RUSH: But what’s incorporated? Isn’t part and parcel of that, you gotta have a little contempt for people who are not very smart? If you run around, if you start your day thinking you’re doing your job for dumb people, then you’re gonna be arrogant. You’re gonna be condescending toward them. You’re gonna hold ’em in a little bit of contempt. You’re gonna resent them a little bit. I maintain that this is one of the many roots of the problems of journalism: The idea that their audience doesn’t know anything.

CALLER: Yeah.

RUSH: The audience doesn’t know anything, and they’re not capable. That’s why when the audience complains… You know, it’s the only business, Paul, where the customer’s always wrong. You complain to a newspaper or a television station and they’ll say, “Well, you know, you just really don’t know how we operate here. You don’t know how we put the news together. You just don’t know.” The customer’s always wrong. You accuse ’em of bias, and you don’t know what you’re talking about.

“We’re not biased! You’re an idiot. You’re stupid.”

They don’t say that to people, but you’re being taught that that’s how you have to realate to ’em. I, El Rushbo, on the other hand, am just the opposite. When I’m talking about the media, I make the mistake of thinking that they’re smart. They’re not. They are actually, I think, their audience. I think they’re dumber than their audience, to be frank with you. But I, on the other hand, treat everybody listening to this program as though they know exactly what I’m talking about every time I open my mouth.

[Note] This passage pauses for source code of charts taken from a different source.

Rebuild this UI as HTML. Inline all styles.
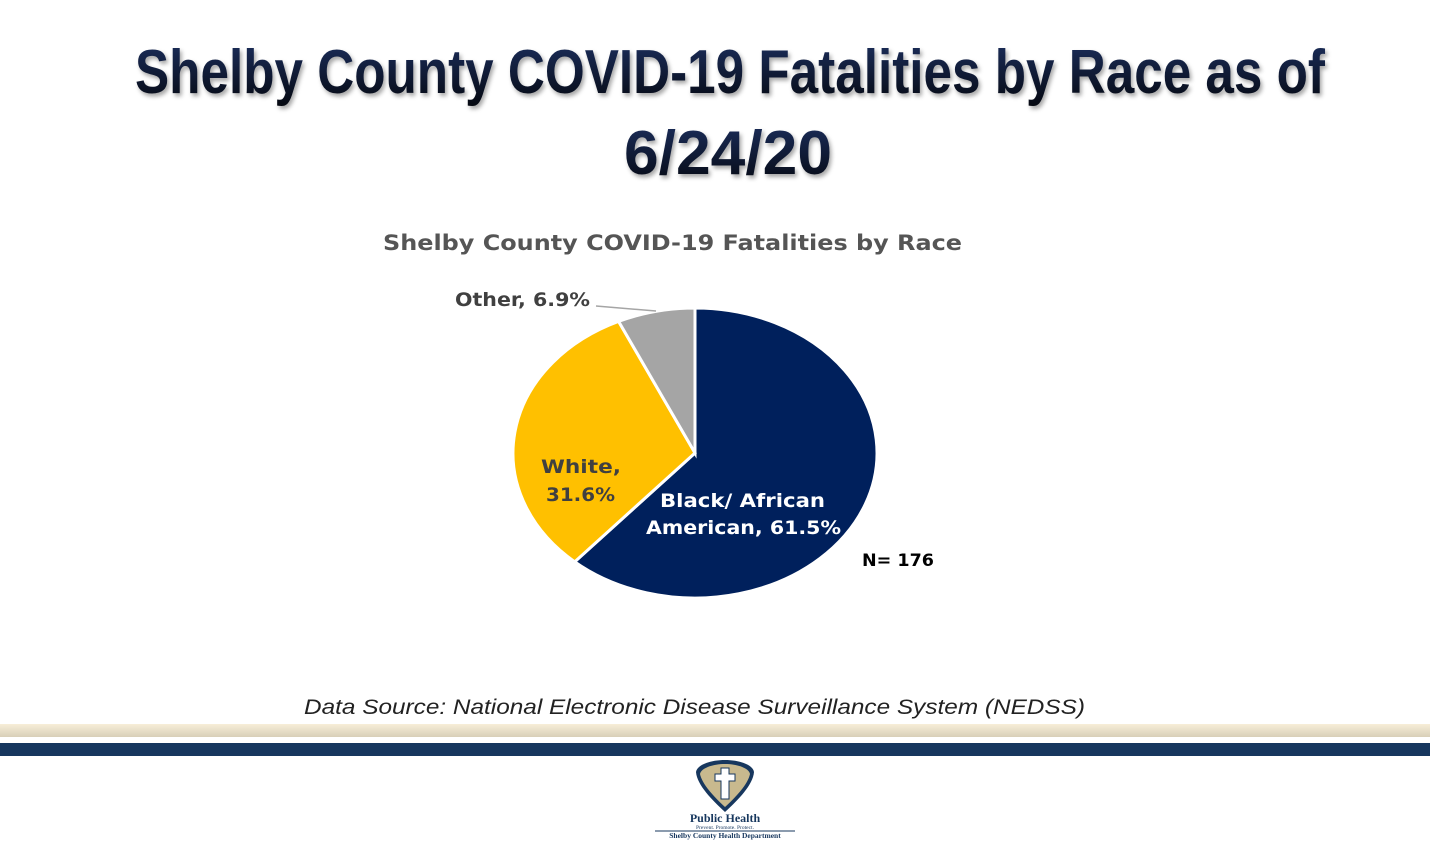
<!DOCTYPE html>
<html><head><meta charset="utf-8"><style>html,body{margin:0;padding:0;background:#fff}svg{display:block}</style></head>
<body>
<svg width="1430" height="844" viewBox="0 0 1430 844" xmlns="http://www.w3.org/2000/svg">
<defs>
<linearGradient id="tg" x1="0" y1="0" x2="0" y2="1"><stop offset="0" stop-color="#1c2f5e"/><stop offset="1" stop-color="#050810"/></linearGradient>
<linearGradient id="bg" x1="0" y1="0" x2="0" y2="1"><stop offset="0" stop-color="#f7eed8"/><stop offset="1" stop-color="#d8cfb8"/></linearGradient>
</defs>
<g font-family="'Liberation Sans Narrow','Liberation Sans',sans-serif" font-weight="bold" font-size="62" fill="url(#tg)" style="filter:drop-shadow(2px 3px 2px rgba(0,0,0,0.35))">
<text x="135" y="93" textLength="1190" lengthAdjust="spacingAndGlyphs">Shelby County COVID-19 Fatalities by Race as of</text>
<text x="624" y="174" textLength="208" lengthAdjust="spacingAndGlyphs">6/24/20</text>
</g>
<text x="383" y="250" font-family="'DejaVu Sans',sans-serif" font-weight="bold" font-size="21" fill="#555" textLength="579" lengthAdjust="spacingAndGlyphs">Shelby County COVID-19 Fatalities by Race</text>
<g stroke="#fff" stroke-width="3">
<path d="M695,453 L695,308 A182,145 0 1 1 574.7,561.8 Z" fill="#00205c"/>
<path d="M695,453 L574.7,561.8 A182,145 0 0 1 618.6,321.4 Z" fill="#ffc000"/>
<path d="M695,453 L618.6,321.4 A182,145 0 0 1 695,308 Z" fill="#a5a5a5"/>
</g>
<line x1="596" y1="306" x2="656" y2="311" stroke="#a5a5a5" stroke-width="1.5"/>
<g font-family="'DejaVu Sans',sans-serif" font-weight="bold" font-size="19">
<text x="455" y="306" fill="#404040" textLength="135" lengthAdjust="spacingAndGlyphs">Other, 6.9%</text>
<text x="541" y="473" fill="#404040" textLength="80" lengthAdjust="spacingAndGlyphs">White,</text>
<text x="546" y="501" fill="#404040" textLength="69" lengthAdjust="spacingAndGlyphs">31.6%</text>
<text x="660" y="507" fill="#fff" textLength="165" lengthAdjust="spacingAndGlyphs">Black/ African</text>
<text x="646" y="534" fill="#fff" textLength="195" lengthAdjust="spacingAndGlyphs">American, 61.5%</text>
<text x="862" y="566" fill="#000" font-size="17" textLength="72" lengthAdjust="spacingAndGlyphs">N= 176</text>
</g>
<text x="304" y="714" font-family="'Liberation Sans',sans-serif" font-style="italic" font-size="21" fill="#222" textLength="781" lengthAdjust="spacingAndGlyphs">Data Source: National Electronic Disease Surveillance System (NEDSS)</text>
<rect x="0" y="724" width="1430" height="13" fill="url(#bg)"/>
<rect x="0" y="743" width="1430" height="13" fill="#17375e"/>
<path d="M725,760 C710,760 697,765 696,772 C697,785 712,800 725,812 C738,800 753,785 754,772 C753,765 740,760 725,760 Z" fill="#17375e"/>
<path d="M725,764 C713,764 701,768 700,774 C702,784 714,797 725,807 C736,797 748,784 750,774 C749,768 737,764 725,764 Z" fill="#c8b98e"/>
<path d="M721,768 h8 v6 h6 v7 h-6 v18 h-8 v-18 h-6 v-7 h6 Z" fill="#fff" stroke="#17375e" stroke-width="1"/>
<text x="725" y="822" text-anchor="middle" font-family="'Liberation Serif',serif" font-weight="bold" font-size="12" fill="#17375e">Public Health</text>
<text x="725" y="829" text-anchor="middle" font-family="'Liberation Serif',serif" font-size="5.5" fill="#17375e">Prevent. Promote. Protect.</text>
<line x1="655" y1="831" x2="795" y2="831" stroke="#17375e" stroke-width="1"/>
<text x="725" y="838" text-anchor="middle" font-family="'Liberation Serif',serif" font-weight="bold" font-size="7.5" fill="#17375e">Shelby County Health Department</text>
</svg>
</body></html>
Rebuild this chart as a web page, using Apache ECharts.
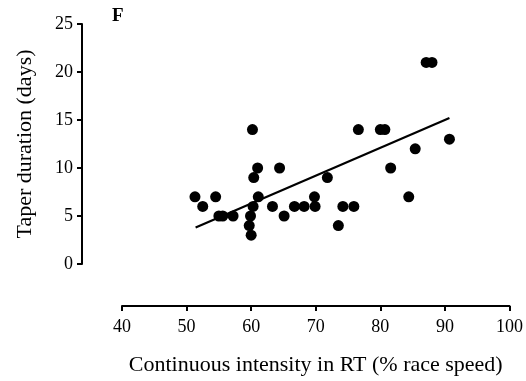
<!DOCTYPE html>
<html>
<head>
<meta charset="utf-8">
<script src="https://cdn.jsdelivr.net/npm/echarts@6/dist/echarts.min.js"></script>
<style>html,body{margin:0;padding:0;background:#fff;}#c{width:526px;height:381px;}</style>
</head>
<body>
<div id="c"></div>
<script>
var intensity = [51.3, 52.5, 54.5, 55.0, 55.6, 57.2, 59.7, 60.0, 59.9, 60.3, 61.1, 60.4, 61.0, 60.2, 63.3, 64.4, 65.1, 66.7, 68.2, 69.8, 69.9, 71.8, 73.5, 74.2, 75.9, 76.6, 80.0, 80.7, 81.6, 84.4, 85.4, 87.1, 88.0, 90.7];
var taper =     [7,    6,    7,    5,    5,    5,    4,    3,    5,    6,    7,    9,    10,   14,   6,    10,   5,    6,    6,    7,    6,    9,    4,    6,    6,    14,   14,   14,   10,   7,    12,   21,   21,   13];
var fitX = [51.4, 90.7];
var fitY = [3.8, 15.2];
var xTicks = [40, 50, 60, 70, 80, 90, 100];
var yTicks = [0, 5, 10, 15, 20, 25];
var panelLabel = 'F';
var xTitle = 'Continuous intensity in RT (% race speed)';
var yTitle = 'Taper duration (days)';

var pts = intensity.map(function(v, i){ return [v, taper[i]]; });
var fit = fitX.map(function(v, i){ return [v, fitY[i]]; });
var serif = '"Liberation Serif", "DejaVu Serif", serif';
var chart = echarts.init(document.getElementById('c'));
chart.setOption({
  animation: false,
  backgroundColor: '#fff',
  grid: {left: 122, right: 15, top: 24, bottom: 113},
  title: {text: panelLabel, left: 107, top: 2, textStyle: {fontFamily: serif, fontWeight: 'bold', fontSize: 19, color: '#000'}},
  xAxis: {
    type: 'value', min: xTicks[0], max: xTicks[xTicks.length-1], interval: 10, offset: 42,
    name: xTitle, nameLocation: 'middle', nameGap: 48,
    nameTextStyle: {fontFamily: serif, fontSize: 22, color: '#000'},
    axisLine: {show: true, onZero: false, lineStyle: {color: '#000', width: 2}},
    axisTick: {show: true, length: 5, lineStyle: {color: '#000', width: 2}},
    axisLabel: {fontFamily: serif, fontSize: 18, color: '#000', margin: 12},
    splitLine: {show: false}
  },
  yAxis: {
    type: 'value', min: yTicks[0], max: yTicks[yTicks.length-1], interval: 5, offset: 40,
    name: yTitle, nameLocation: 'middle', nameGap: 46,
    nameTextStyle: {fontFamily: serif, fontSize: 22, color: '#000'},
    axisLine: {show: true, onZero: false, lineStyle: {color: '#000', width: 2}},
    axisTick: {show: true, length: 5, lineStyle: {color: '#000', width: 2}},
    axisLabel: {fontFamily: serif, fontSize: 18, color: '#000', margin: 9},
    splitLine: {show: false}
  },
  series: [
    {type: 'scatter', data: pts, symbolSize: 11, itemStyle: {color: '#000', opacity: 1}, z: 3},
    {type: 'line', data: fit, symbol: 'none', lineStyle: {color: '#000', width: 2.2}, z: 2}
  ]
});
</script>
</body>
</html>
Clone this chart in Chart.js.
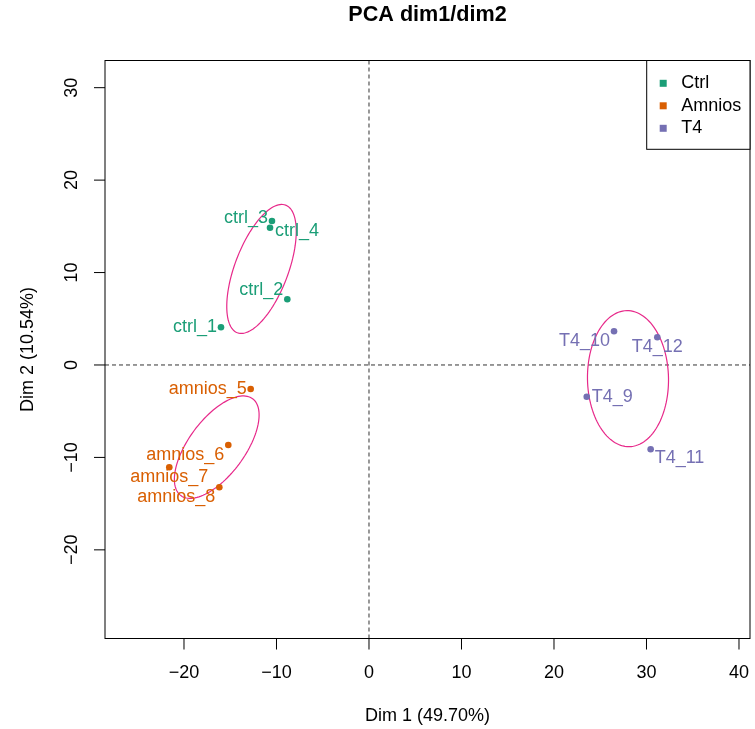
<!DOCTYPE html>
<html>
<head>
<meta charset="utf-8">
<title>PCA dim1/dim2</title>
<script src="https://cdn.jsdelivr.net/npm/chart.js@4.4.1/dist/chart.umd.min.js"></script>
<style>
    html, body { margin: 0; padding: 0; background: #fff; }
    #wrap { width: 755px; height: 729px; }
</style>
</head>
<body>
<div id="wrap"><canvas id="pca-chart" width="755" height="729"></canvas></div>
<script>
// samples and their coordinates on the first two dimensions
const sampleNames = ['ctrl_1', 'ctrl_2', 'ctrl_3', 'ctrl_4',
    'amnios_5', 'amnios_6', 'amnios_7', 'amnios_8',
    'T4_9', 'T4_10', 'T4_11', 'T4_12'];
const sampleGroups = ['Ctrl', 'Ctrl', 'Ctrl', 'Ctrl',
    'Amnios', 'Amnios', 'Amnios', 'Amnios',
    'T4', 'T4', 'T4', 'T4'];
const dim1 = [-16.0, -8.83, -10.49, -10.70, -12.79, -15.21, -21.59, -16.18, 23.54, 26.49, 30.45, 31.17];
const dim2 = [4.08, 7.11, 15.58, 14.85, -2.60, -8.66, -11.07, -13.23, -3.43, 3.65, -9.12, 3.00];

const groupNames = ['Ctrl', 'Amnios', 'T4'];
const groupColors = ['#1B9E77', '#D95F02', '#7570B3'];

// one ellipse per group: centre, half axes and tilt (degrees)
const ellipseCenterX = [-11.62, -16.46, 28.0];
const ellipseCenterY = [10.39, -8.89, -1.48];
const ellipseMajor = [7.38, 6.52, 7.36];
const ellipseMinor = [2.89, 3.03, 4.38];
const ellipseAngle = [69.3, 53.5, 91];

const xTicks = [-20, -10, 0, 10, 20, 30, 40];
const yTicks = [-20, -10, 0, 10, 20, 30];

// where each sample name sits around its point
const labelSide = ['W', 'NW', 'Wup', 'Edown', 'W', 'SW', 'S', 'SW', 'E', 'SW', 'SE', 'S'];

const FONT = '"Liberation Sans", Arial, Helvetica, sans-serif';
const ELLIPSE_COLOR = '#E7298A';

document.addEventListener("DOMContentLoaded", function() {
    drawPca();
});

function fmt(v) {
    return v < 0 ? '\u2212' + Math.abs(v) : String(v);
}

const sideOffsets = {
    W:     { dx: -4, dy: 0, align: 'right' },
    Wup:   { dx: -4, dy: -3, align: 'right' },
    E:     { dx: 5, dy: 0, align: 'left' },
    Edown: { dx: 5, dy: 3, align: 'left' },
    NW:    { dx: -4, dy: -9, align: 'right' },
    SW:    { dx: -4, dy: 9.5, align: 'right' },
    S:     { dx: 0, dy: 9.5, align: 'center' },
    SE:    { dx: 4, dy: 9, align: 'left' }
};

// everything R draws around the points: box, axes, ellipses, names, legend, title
const pcaDecor = {
    id: 'pcaDecor',
    beforeDatasetsDraw(chart) {
        const ctx = chart.ctx;
        const area = chart.chartArea;
        const xs = chart.scales.x;
        const ys = chart.scales.y;

        // dashed zero lines
        ctx.save();
        ctx.strokeStyle = '#333';
        ctx.lineWidth = 1;
        ctx.setLineDash([4, 3]);
        ctx.beginPath();
        const x0 = xs.getPixelForValue(0);
        const y0 = ys.getPixelForValue(0);
        ctx.moveTo(x0, area.top);
        ctx.lineTo(x0, area.bottom);
        ctx.moveTo(area.left, y0);
        ctx.lineTo(area.right, y0);
        ctx.stroke();
        ctx.restore();

        // group ellipses
        ctx.save();
        ctx.strokeStyle = ELLIPSE_COLOR;
        ctx.lineWidth = 1.2;
        for (let g = 0; g < groupNames.length; g++) {
            const phi = ellipseAngle[g] * Math.PI / 180;
            ctx.beginPath();
            for (let k = 0; k <= 120; k++) {
                const t = k / 120 * 2 * Math.PI;
                const ex = ellipseMajor[g] * Math.cos(t);
                const ey = ellipseMinor[g] * Math.sin(t);
                const vx = ellipseCenterX[g] + ex * Math.cos(phi) - ey * Math.sin(phi);
                const vy = ellipseCenterY[g] + ex * Math.sin(phi) + ey * Math.cos(phi);
                const px = xs.getPixelForValue(vx);
                const py = ys.getPixelForValue(vy);
                if (k === 0) ctx.moveTo(px, py); else ctx.lineTo(px, py);
            }
            ctx.stroke();
        }
        ctx.restore();
    },
    afterDatasetsDraw(chart) {
        const ctx = chart.ctx;
        const xs = chart.scales.x;
        const ys = chart.scales.y;

        // sample names
        ctx.save();
        ctx.font = '18px ' + FONT;
        ctx.textBaseline = 'middle';
        sampleNames.forEach((name, i) => {
            const off = sideOffsets[labelSide[i]];
            const gi = groupNames.indexOf(sampleGroups[i]);
            ctx.fillStyle = groupColors[gi];
            ctx.textAlign = off.align;
            ctx.fillText(name, xs.getPixelForValue(dim1[i]) + off.dx, ys.getPixelForValue(dim2[i]) + off.dy);
        });
        ctx.restore();
    },
    afterDraw(chart) {
        const ctx = chart.ctx;
        const area = chart.chartArea;
        const xs = chart.scales.x;
        const ys = chart.scales.y;

        ctx.save();
        ctx.strokeStyle = '#000';
        ctx.fillStyle = '#000';
        ctx.lineWidth = 1;

        // plot box
        ctx.strokeRect(area.left, area.top, area.right - area.left, area.bottom - area.top);

        // tick marks
        ctx.beginPath();
        xTicks.forEach(v => {
            const px = xs.getPixelForValue(v);
            ctx.moveTo(px, area.bottom);
            ctx.lineTo(px, area.bottom + 11);
        });
        yTicks.forEach(v => {
            const py = ys.getPixelForValue(v);
            ctx.moveTo(area.left, py);
            ctx.lineTo(area.left - 11, py);
        });
        ctx.stroke();

        // tick labels
        ctx.font = '18px ' + FONT;
        ctx.textAlign = 'center';
        ctx.textBaseline = 'middle';
        xTicks.forEach(v => {
            ctx.fillText(fmt(v), xs.getPixelForValue(v), area.bottom + 34.5);
        });
        yTicks.forEach(v => {
            ctx.save();
            ctx.translate(area.left - 33.3, ys.getPixelForValue(v));
            ctx.rotate(-Math.PI / 2);
            ctx.fillText(fmt(v), 0, 0);
            ctx.restore();
        });

        // main title
        ctx.font = 'bold 21.6px ' + FONT;
        ctx.fillText('PCA dim1/dim2', (area.left + area.right) / 2, 15.5);

        // legend in the top right corner
        const lw = 103.3, lh = 88.8;
        const lx = area.right - lw, ly = area.top;
        ctx.fillStyle = '#fff';
        ctx.fillRect(lx, ly, lw, lh);
        ctx.strokeRect(lx, ly, lw, lh);
        ctx.font = '18px ' + FONT;
        ctx.textAlign = 'left';
        groupNames.forEach((g, gi) => {
            const cy = ly + 22.8 + gi * 22.5;
            ctx.fillStyle = groupColors[gi];
            ctx.fillRect(lx + 13, cy - 3.5, 7, 7);
            ctx.fillStyle = '#000';
            ctx.fillText(g, lx + 34.5, cy);
        });
        ctx.restore();
    }
};

function drawPca() {
    Chart.defaults.font.family = FONT;
    Chart.defaults.color = '#000';

    const datasets = groupNames.map((g, gi) => {
        const pts = [];
        sampleNames.forEach((name, i) => {
            if (sampleGroups[i] === g) pts.push({ x: dim1[i], y: dim2[i] });
        });
        return {
            label: g,
            data: pts,
            backgroundColor: groupColors[gi],
            borderColor: groupColors[gi],
            borderWidth: 0,
            pointRadius: 3.3,
            pointHoverRadius: 3.3
        };
    });

    const ctx = document.getElementById('pca-chart').getContext('2d');
    new Chart(ctx, {
        type: 'scatter',
        data: { datasets: datasets },
        options: {
            responsive: false,
            animation: false,
            layout: { padding: { left: 0, right: 5, top: 60.5, bottom: 0 } },
            plugins: {
                legend: { display: false },
                tooltip: { enabled: false },
                title: { display: false }
            },
            scales: {
                x: {
                    type: 'linear',
                    min: -28.54,
                    max: 41.19,
                    ticks: { display: false },
                    grid: { display: false },
                    border: { display: false },
                    title: {
                        display: true,
                        text: 'Dim 1 (49.70%)',
                        font: { size: 18, lineHeight: 1.2 },
                        padding: { top: 0, bottom: 2.5 }
                    },
                    afterFit: function(scale) { scale.height = 90.5; }
                },
                y: {
                    type: 'linear',
                    min: -29.59,
                    max: 32.94,
                    ticks: { display: false },
                    grid: { display: false },
                    border: { display: false },
                    title: {
                        display: true,
                        text: 'Dim 2 (10.54%)',
                        font: { size: 18, lineHeight: 1.2 },
                        padding: { top: 17.5, bottom: 0 }
                    },
                    afterFit: function(scale) { scale.width = 105; }
                }
            }
        },
        plugins: [pcaDecor]
    });
}
</script>
</body>
</html>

They may not know the information I’m gonna impart, but I assume you’re capable of learning everything I am.

They don’t.

And that’s a great, great point.

BREAK TRANSCRIPT

RUSH: By the way, the journalism student, Paul from Gainesville, Florida, was also going to say that part of his education in telecommunications is that people are inherently not good people. He was gonna make my point for me that they have to be protected from themselves and from everybody else, that that’s how he’s being taught. He was gonna back me up on it.